Kinda reminds me of the new Subaru commercial, with the kid that everything he touches breaks, falls apart, or explodes.....:-)

Wow 😀, you don't trust his skills to drive a ski back so throw him the boat keys? Woops

glboatdriver 08-05-2017 06:04 AM

Years ago, changing the oil in my Baja 236 while it is on the trailer....

I had one of those hoses that you screw into the oil drain plug hole and that allows you to pull the hose out of the boats stern drain hole to drain the oil. Anyway, I warm it up then jump out, open the oil drain hose and let the warm oil drain out. I jump back in and swap out the oil filter.

Then I blissfully add the required amount of expensive, super premium oil.

Then I jump out, put the oil drain hose plug back in, drive to the parts store for more expensive, super premium oil and again add the required amount.

On a positive note, nobody was around to see!

midwest272 08-05-2017 11:35 AM

I pushed the throttle's open on my 525's to clean and check for wide open , cleaned the filter's put it all back together and got side tracked with something...............came back latter hit the key and got to do some personnel cleanup.

phughes69 08-06-2017 01:39 PM

I was trying to anchor in the Detroit river just north of the Ambassador Bridge for the fireworks last year.

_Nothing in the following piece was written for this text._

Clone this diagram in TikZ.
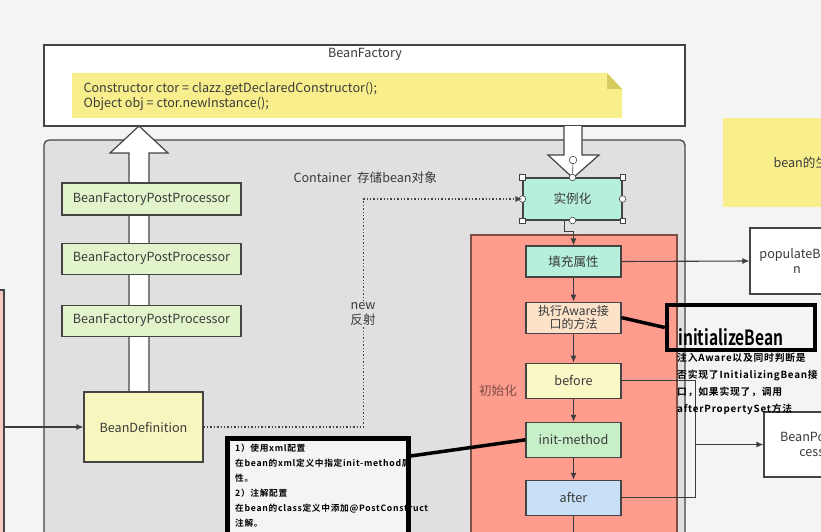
\documentclass[tikz,border=0pt]{standalone}
\usepackage{fontspec}
\setmainfont{Noto Sans CJK SC}
\newfontfamily\boldcjk{Noto Sans CJK SC Bold}[LetterSpace=8]
\newfontfamily\bigbold{Noto Sans CJK SC Bold}[FakeStretch=0.74]
\usetikzlibrary{arrows.meta,positioning,calc}

\definecolor{bgc}{HTML}{F4F4F4}
\definecolor{frame}{HTML}{444444}
\definecolor{txt}{HTML}{3A3A3A}
\definecolor{cont}{HTML}{E0E0E2}
\definecolor{notey}{HTML}{F8EF8C}
\definecolor{notefold}{HTML}{D6CB5E}
\definecolor{leftpink}{HTML}{F6C9C2}
\definecolor{greenbox}{HTML}{E2F4CB}
\definecolor{defbox}{HTML}{F7F6BF}
\definecolor{mint}{HTML}{B6F0DB}
\definecolor{salmon}{HTML}{FE9C8E}
\definecolor{redline}{HTML}{7C4E44}
\definecolor{peach}{HTML}{FBE2C9}
\definecolor{lightyel}{HTML}{FAF8C6}
\definecolor{initgreen}{HTML}{C7EFC8}
\definecolor{afterblue}{HTML}{C7DFF7}

\tikzset{
  box/.style={draw=frame, line width=1.1pt, text=txt, align=center,
    font=\fontsize{12.6}{14.5}\selectfont, inner sep=1pt},
  stepbox/.style={box, minimum width=95pt, minimum height=33pt},
  hollow/.style={draw=frame, line width=1.2pt, fill=white, line join=miter},
  arr/.style={draw=frame!90!black, line width=1.1pt, -{Latex[length=7pt,width=6pt]}},
  plain/.style={draw=frame!90!black, line width=1.1pt},
  callout/.style={draw=black, line width=4.5pt},
  handle/.style={draw=frame, fill=white, line width=0.6pt},
}

\begin{document}
\begin{tikzpicture}[x=1pt,y=-1pt]
    % 背景
    \fill[bgc] (0,0) rectangle (821,532);
    \useasboundingbox (0,0) rectangle (821,532);
    \clip (0,0) rectangle (821,532);

    % BeanFactory
    \node[draw=frame, line width=1.3pt, fill=white, minimum width=641pt, minimum height=81pt] (factory) at (364.5,85.5) {};
    \node[text=txt, font=\fontsize{12.6}{14}\selectfont] (factorytitle) at (365,54) {BeanFactory};
    \fill[notey] (72,73) -- (607,73) -- (622,89) -- (622,118) -- (72,118) -- cycle;
    \fill[notefold] (607,73) -- (622,89) -- (607,89) -- cycle;
    \node[anchor=west, align=left, text=txt, font=\fontsize{12.6}{15}\selectfont] (code) at (80,96.5)
        {Constructor ctor = clazz.getDeclaredConstructor();\\Object obj = ctor.newInstance();};

    % Container
    \draw[frame, line width=1.3pt, fill=cont, rounded corners=5pt] (44,140) rectangle (685,560);
    \node[anchor=west, text=txt, font=\fontsize{12.6}{14}\selectfont] (contlabel) at (290,178) {Container\ \ 存储bean对象};

    % 右のメモ
    \fill[notey] (723,118) rectangle (860,207);
    \node[anchor=west, text=txt, font=\fontsize{12.6}{14}\selectfont] (life) at (770,163) {bean的生命周期};

    % 左端の箱
    \node[draw=frame, fill=leftpink, line width=1.1pt, minimum width=40pt, minimum height=270pt] (leftbox) at (-16,425) {};

    % 白い太矢印
    \draw[hollow] (129,400) -- (129,153) -- (110,153) -- (139,126) -- (168,153) -- (149,153) -- (149,400) -- cycle;
    \draw[hollow] (564,126) -- (564,155) -- (548,155) -- (573,178) -- (599,155) -- (582,155) -- (582,126);

    % BeanFactoryPostProcessor
    \node[box, fill=greenbox, minimum width=179pt, minimum height=32pt] (bfpp1) at (151.5,199) {BeanFactoryPostProcessor};
    \node[box, fill=greenbox, minimum width=179pt, minimum height=31pt, below=27pt of bfpp1] (bfpp2) {BeanFactoryPostProcessor};
    \node[box, fill=greenbox, minimum width=179pt, minimum height=31pt, below=30pt of bfpp2] (bfpp3) {BeanFactoryPostProcessor};
    \node[box, fill=defbox, minimum width=119pt, minimum height=70pt] (bd) at (143.5,427) {BeanDefinition};

    % 初始化
    \draw[draw=redline, line width=1.3pt, fill=salmon] (471,235) rectangle (677,560);
    \node[text=redline, font=\fontsize{12.6}{14}\selectfont] (initlabel) at (498,391) {初始化};

    % 各ステップ
    \node[box, fill=mint, minimum width=99pt, minimum height=42pt] (inst) at (572.5,199) {实例化};
    \node[stepbox, fill=mint, minimum height=31pt] (fill) at (573.5,261.5) {填充属性};
    \node[stepbox, fill=peach, minimum height=31pt, below=24pt of fill, font=\fontsize{12}{13.5}\selectfont] (aware) {执行Aware接\\口的方法};
    \node[stepbox, fill=lightyel, minimum height=35pt, below=29pt of aware] (before) {before};
    \node[stepbox, fill=initgreen, minimum height=35pt, below=23pt of before] (init) {init-method};
    \node[stepbox, fill=afterblue, minimum height=35pt, below=22pt of init] (after) {after};
    \coordinate (afterdown) at (573.5,545);

    % 右側の箱
    \node[box, fill=white, minimum width=94pt, minimum height=66pt] (populate) at (797,261) {populateBea\\n};
    \node[box, fill=white, minimum width=108pt, minimum height=65pt] (bpp) at (818,444.5) {BeanPostPro\\cessor};

    % 実例化の選択ハンドル
    \draw[frame, line width=0.6pt] (inst.north) -- (573,160);
    \foreach \a in {north west,north east,south west,south east} {
        \draw[handle] ($(inst.\a)+(-2.7,-2.7)$) rectangle ($(inst.\a)+(2.7,2.7)$);
    }
    \foreach \a in {north,south,east,west} {
        \draw[handle] (inst.\a) circle (3.3pt);
    }
    \draw[handle] (573,160) circle (3.8pt);

    % 接続線
    \draw[arr] (leftbox.east |- bd.west) -- (bd.west);
    \draw[draw=frame, line width=1.4pt, dotted, -{Latex[length=7pt,width=6pt]}] (bd.east) -- ++(160,0) |- (inst.west);
    \node[fill=cont, text=txt, align=center, inner sep=1pt, font=\fontsize{12.6}{15}\selectfont] (newlbl) at (363,314) {new\\反射};
    \draw[arr] ([xshift=-8pt]inst.south) -- ++(0,11) -| (fill.north);
    \draw[arr] (fill) -- (aware);
    \draw[arr] (aware) -- (before);
    \draw[arr] (before) -- (init);
    \draw[arr] (init) -- (after);
    \draw[plain] (after) -- (afterdown);
    \draw[arr] (fill.east) -- (populate.west);
    \draw[plain] (before.east) -- ++(74,0) coordinate (bend) |- (after.east);
    \draw[arr] (bend |- bpp.west) -- (bpp.west);

    % initializeBean の注釈
    \node[callout, minimum width=148pt, minimum height=45pt] (initnote) at (741,327.5) {};
    \node[anchor=west, font=\bigbold\fontsize{21}{23}\selectfont] (initname) at (675,337) {initializeBean};
    \node[anchor=north west, align=left, inner sep=0pt, font=\boldcjk\fontsize{9.8}{17}\selectfont] (initdesc) at (677,353)
        {注入Aware以及同时判断是\\否实现了InitializingBean接\\口，如果实现了，调用\\afterPropertySet方法};
    \draw[black, line width=3.5pt] (aware.east) -- (initnote.west);

    % init-method の注釈
    \node[callout, fill=bgc, minimum width=181pt, minimum height=110pt, anchor=north west] (xmlnote) at (225,436) {};
    \node[anchor=north west, align=left, inner sep=0pt, font=\boldcjk\fontsize{8.7}{15}\selectfont] (xmldesc) at (235,444)
        {1）使用xml配置\\在bean的xml定义中指定init-method属\\性。\\2）注解配置\\在bean的class定义中添加@PostConstruct\\注解。};
    \draw[black, line width=3.5pt] ([yshift=-20pt]xmlnote.north east) -- (init.west);
\end{tikzpicture}
\end{document}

The new boat didn't have a chain on the anchor rode. Could not get the anchor to set even though I had almost 100' of line out (was in about 40' of water). Pulled the anchor up until I could feel it was no on the bottom by the way the rode was angled back against the hull and had the GF steer the boat forward while I was on the bow ready to drop it again. Dropped the anchor while she kept the boat pointed up river in gear. Eventually after trying this about 5 or 6 times. the port engine would stall when she put it in gear and the electric windlass could not pull the anchor up anymore. Ive lost an anchor on the Detroit river bottom years and years ago, because of all the crap at the bottom and thought the anchor was caught on something. I wanted to figure out why the one engine kept stalling so I raised the outdrive and found out the anchor rode was "flying" under the boat while pointed up river and got caught around the prop. Luckily my buddy was there next to us and I tied off to his boat while I laid on the swim platform cutting the anchor line from the prop. My GF doesnt have the confidence to even try to figure out how to maneuver the boat or what each lever is for. If it wasn't for him I would have been down in lake Erie by the time I got it cut off. Lesson learned: 1:Have as much chain on your anchor line as you can. 2: set you boat up so you can do everything yourself 3: carry a big sharp knife.

Turbojack 08-07-2017 09:19 PM

Few years ago when Lake Travis was way low, all of the boat ramps were way out of the water and some people would launch off the shore. We are all sitting watching this couple try to launch their boat. The area they took was very flat. He was in the boat while he keep yelling at her to keep backing up. She had backup so far that water was higher then the doors of the truck. After they got the boat off, she pulls up. When she opens up the door you can see water pouring out of the truck.